I want to be able to put placeholder data in the Chunk Data Size field of the RIFF and data chunks, write my audio data, and then go back and update the Chunk Data Size field in those two chunks so that they have correct values, but...
I have a working filesystem and some stdio functions, with some caveats:
- fwrite() supports
r
,w
, anda
, but not any+
modes. - fseek() does not work in write mode.
I did not write the implementations of the above functions (I am using ARM's RL-FLashFS), and I am not certain what the justification for the restrictions/partial implementations is.
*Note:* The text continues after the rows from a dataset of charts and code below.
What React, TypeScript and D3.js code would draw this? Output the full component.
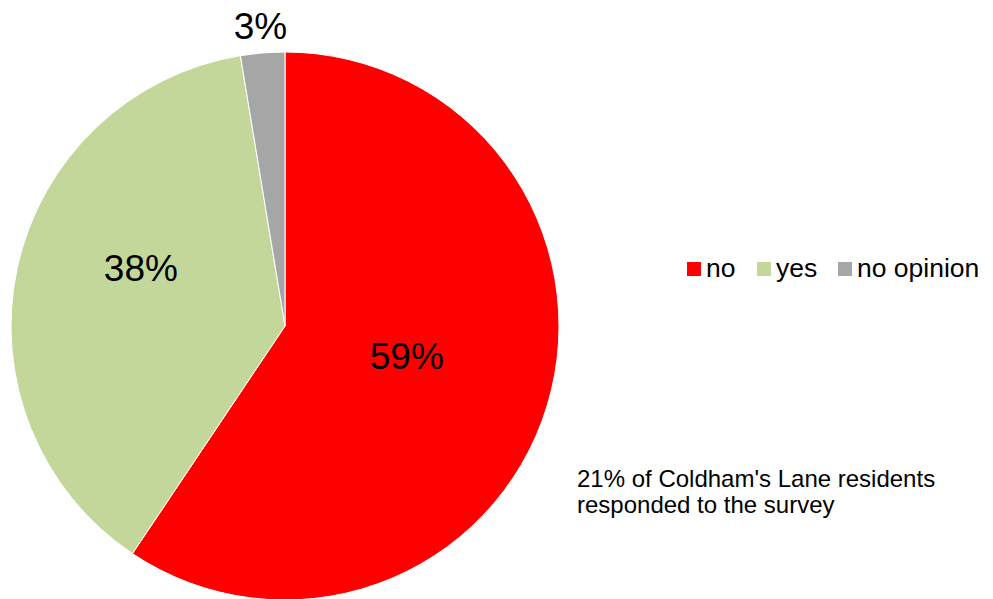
import React from "react";
import * as d3 from "d3";

const categories = ["no", "yes", "no opinion"];
const values = [59.4, 38.0, 2.6];
const colors = ["#FF0000", "#C4D79B", "#A6A6A6"];
const labelRadiusFactor = [0.458, 0.566, 1.095];
const labelAngleFraction = [0.486, 0.569, 0.5];
const note = ["21% of Coldham's Lane residents", "responded to the survey"];

export default function App() {
  const width = 993;
  const height = 599;
  const cx = 285;
  const cy = 326;
  const r = 274;
  const total = d3.sum(values);
  const pie = d3.pie<number>().sort(null).value((d) => d);
  const arcs = pie(values);
  const arc = d3.arc<d3.PieArcDatum<number>>().innerRadius(0).outerRadius(r);

  const legendX = [687, 757, 838];
  return (
    <svg
      width={width}
      height={height}
      style={{ position: "absolute", left: 0, top: 0, fontFamily: "Liberation Sans, Arial, sans-serif" }}
    >
      <rect width={width} height={height} fill="#fff" />
      <g transform={`translate(${cx},${cy})`}>
        {arcs.map((a, i) => (
          <path key={i} d={arc(a) || ""} fill={colors[i]} stroke="#fff" strokeWidth={1} />
        ))}
        {arcs.map((a, i) => {
          const ang = a.startAngle + (a.endAngle - a.startAngle) * labelAngleFraction[i];
          const lr = r * labelRadiusFactor[i];
          const x = Math.sin(ang) * lr;
          const y = -Math.cos(ang) * lr;
          return (
            <text key={i} x={x} y={y} textAnchor="middle" dominantBaseline="central" fontSize={37} fill="#000">
              {Math.round((values[i] / total) * 100)}%
            </text>
          );
        })}
      </g>
      <g>
        {categories.map((c, i) => (
          <g key={c}>
            <rect x={legendX[i]} y={262} width={14} height={14} fill={colors[i]} />
            <text x={legendX[i] + 19} y={277} fontSize={26.5} fill="#000">{c}</text>
          </g>
        ))}
      </g>
      <text x={577} y={487} fontSize={24} fill="#000">{note[0]}</text>
      <text x={577} y={513} fontSize={24} fill="#000">{note[1]}</text>
    </svg>
  );
}
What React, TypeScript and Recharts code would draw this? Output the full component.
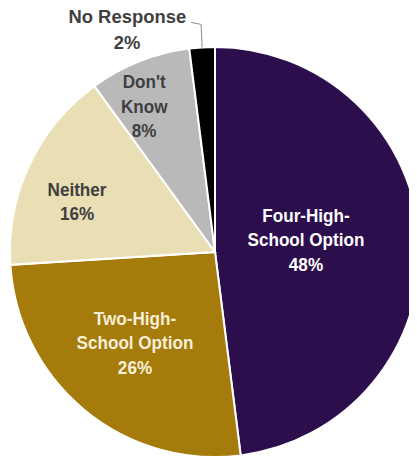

Adding in the missing functionality personally is probably an option, but I would like to avoid it if possible (I have no other need of those features, do not forsee any, and can't really afford to spend too much time on it.) Switching to a different implementation is also not an option here.
I have very limited memory available, and I do not know how much audio data will be received, except that it will almost certainly be more than I can keep in memory at any one time.
I could write a file with the raw interleaved audio data in it while keeping track of how many bytes I write, close it, then open it again for reading, open a second file for writing, write the header into the second file, and copy the audio data over. That is, I could post-process it into a properly formatted valid WAVE file. I have done this and it works fine. But I want to avoid post-processing large amounts of data if at all possible.
Perhaps I could somehow concatenate two files in place? (I.e. write the data, then write the chunks to a separate file, then join them in the filesystem, avoiding much of the time spent copying potentially vast amounts of data.) My understanding of that is that, if possible, it would still involve some copying due to block orientation of the storage.
Suggestions?
EDIT: I really should have mentioned this, but there is no OS running here. I have some stdio functions running on top of a hardware abstraction layer, and that's about it.